Mega Man 5 has also been accused of not bringing anything significant to the table. This isn’t entirely true, as it does introduce significant one mainstay. Skeptical of Proto Man’s culpability, Dr. Cossack gifted to Mega Man a robotic bird named Beat to help him on his quest. Beat can be unlocked by collecting a letter from each of the eight Robot Master stages, which spell out “Mega Man 5”. Once Mega Man has done so, he can summon Beat at any time. As if to make up for the generally useless arsenal, Beat completely shatters any semblance of difficulty the game may have possessed. He homes in on any enemy, damaging them simply by making contact. The real testament to the weapon’s usefulness is that it is the final boss’s main weakness. Dr. Wily isn’t especially difficult with just the Mega Buster, but Beat renders him a complete joke.
This last piece of information may seem a bit contradictory given that Dr. Wily wasn’t even mentioned up until now. While some may have been tricked into believing Proto Man has gone rogue given what a wild card the character he was in the past, it naturally turns out that Dr. Wily is behind everything. The Proto Man launching attacks is an imposter created by Dr. Wily called Dark Man. Just like with the previous game, Mega Man has to go through Dark Man’s castle before storming Dr. Wily’s immediately thereafter. Just like last time, while I do think it makes for an epic endgame, it also means that half of the stages must be completed in a single run. The stages themselves are fairly short, but it’s still a lot the player must accomplish in one sitting, and an inconvenient glitch or power surge can invalidate their efforts.
Drawing a Conclusion
If I didn’t make Mega Man 5 sound too exciting in my review, I feel it is worth mentioning that it is far from a bad game. In fact, I would go as far as saying that it is a better introduction to the series than its inaugural installment. This is because, while the original Mega Man was very inconsistent with its difficulty, Mega Man 5 has a far more gradual learning curve. One could argue said learning curve is, in reality, a completely flat plane, but it still offers a fairer challenge that wouldn’t be so off-putting to a newcomer. For that matter, for all of its faults, I feel has a bit more energy to it than its direct predecessor, which can be appreciated as you’re going through the Robot Master stages.
However, even if it is an improvement over Mega Man 4, Mega Man 5 is far too safe for its own good. While I would be more likely to recommend it than not, many players point to this installment specifically to when the series officially started becoming stale. That it featured the single worst arsenal of weapons in the series thus far certainly didn’t help matters.

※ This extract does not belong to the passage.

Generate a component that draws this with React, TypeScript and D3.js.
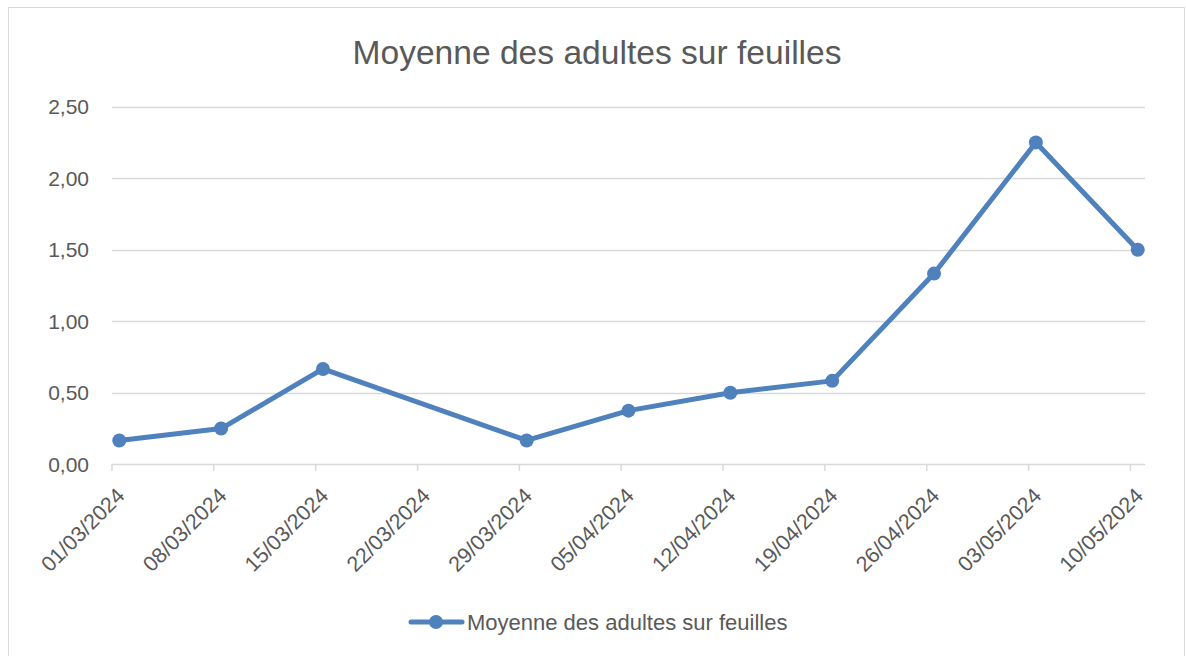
import React from "react";
import * as d3 from "d3";

const title = "Moyenne des adultes sur feuilles";
const seriesName = "Moyenne des adultes sur feuilles";
const tickDates = ["01/03/2024", "08/03/2024", "15/03/2024", "22/03/2024", "29/03/2024", "05/04/2024", "12/04/2024", "19/04/2024", "26/04/2024", "03/05/2024", "10/05/2024"];
const pointDates = ["01/03/2024", "08/03/2024", "15/03/2024", "29/03/2024", "05/04/2024", "12/04/2024", "19/04/2024", "26/04/2024", "03/05/2024", "10/05/2024"];
const pointValues = [0.1667, 0.25, 0.6667, 0.1667, 0.375, 0.5, 0.5833, 1.3333, 2.25, 1.5];
const yTicks = [0, 0.5, 1, 1.5, 2, 2.5];

const W = 1186;
const H = 656;
const FONT = "'Liberation Sans', Arial, sans-serif";
const TXT = "#595959";
const BLUE = "#4f81bd";

const parse = d3.timeParse("%d/%m/%Y");

export default function App() {
  const start = parse(tickDates[0])!;
  const end = parse(tickDates[tickDates.length - 1])!;
  const endPlus = d3.timeDay.offset(end, 1);
  // date axis with daily base unit: each day occupies a band; ticks at band starts, points at band centres
  const x = d3.scaleTime().domain([start, endPlus]).range([112, 1145]);
  const dayW = x(d3.timeDay.offset(start, 1)) - x(start);
  const y = d3.scaleLinear().domain([0, 2.5]).range([464.3, 106.7]);

  const pts = pointDates.map((d, i) => ({ x: x(parse(d)!) + dayW / 2, y: y(pointValues[i]) }));
  const line = d3.line<{ x: number; y: number }>().x((d) => d.x).y((d) => d.y);
  const fmt = (v: number) => d3.format(".2f")(v).replace(".", ",");

  return (
    <div style={{ position: "fixed", left: 0, top: 0 }}>
      <svg width={W} height={H} style={{ display: "block", background: "#fff" }}>
        <rect x={8.5} y={7.5} width={1176} height={660} fill="#fff" stroke="#d9d9d9" strokeWidth={1} />
        <text x={597} y={64} textAnchor="middle" fontFamily={FONT} fontSize={33.6} fill={TXT}>
          {title}
        </text>
        {yTicks.map((t) => (
          <g key={t}>
            <line x1={112} x2={1145} y1={Math.round(y(t)) + 0.5} y2={Math.round(y(t)) + 0.5} stroke="#d9d9d9" strokeWidth={1.5} />
            <text x={89} y={y(t) + 7.5} textAnchor="end" fontFamily={FONT} fontSize={21} fill={TXT}>
              {fmt(t)}
            </text>
          </g>
        ))}
        {tickDates.map((d) => {
          const tx = x(parse(d)!);
          return (
            <g key={d}>
              <line x1={tx} x2={tx} y1={464} y2={471} stroke="#d9d9d9" strokeWidth={1.5} />
              <text
                transform={`translate(${tx + 14},${497}) rotate(-45)`}
                textAnchor="end"
                fontFamily={FONT}
                fontSize={21.5}
                fill={TXT}
              >
                {d}
              </text>
            </g>
          );
        })}
        <path d={line(pts) || ""} fill="none" stroke={BLUE} strokeWidth={5} strokeLinejoin="round" strokeLinecap="round" />
        {pts.map((p, i) => (
          <circle key={i} cx={p.x} cy={p.y} r={7} fill={BLUE} />
        ))}
        <line x1={411} x2={462} y1={622} y2={622} stroke={BLUE} strokeWidth={5} strokeLinecap="round" />
        <circle cx={436} cy={622} r={7} fill={BLUE} />
        <text x={467} y={629.5} fontFamily={FONT} fontSize={22} fill={TXT}>
          {seriesName}
        </text>
      </svg>
    </div>
  );
}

The biggest appeal of the series involved experimenting with strange weapons and exploiting weaknesses, yet the most viable approach in Mega Man 5 involves brute-forcing the Robot Masters using the Mega Buster more often than not. It’s a game that somehow misses the point of the series while also improving upon its predecessor’s weaker elements. I can, at the very least, agree that it’s not a high point for the series, but if you’ve played through some of the better installments over and over, revisiting Mega Man 5 could easily be worth your while.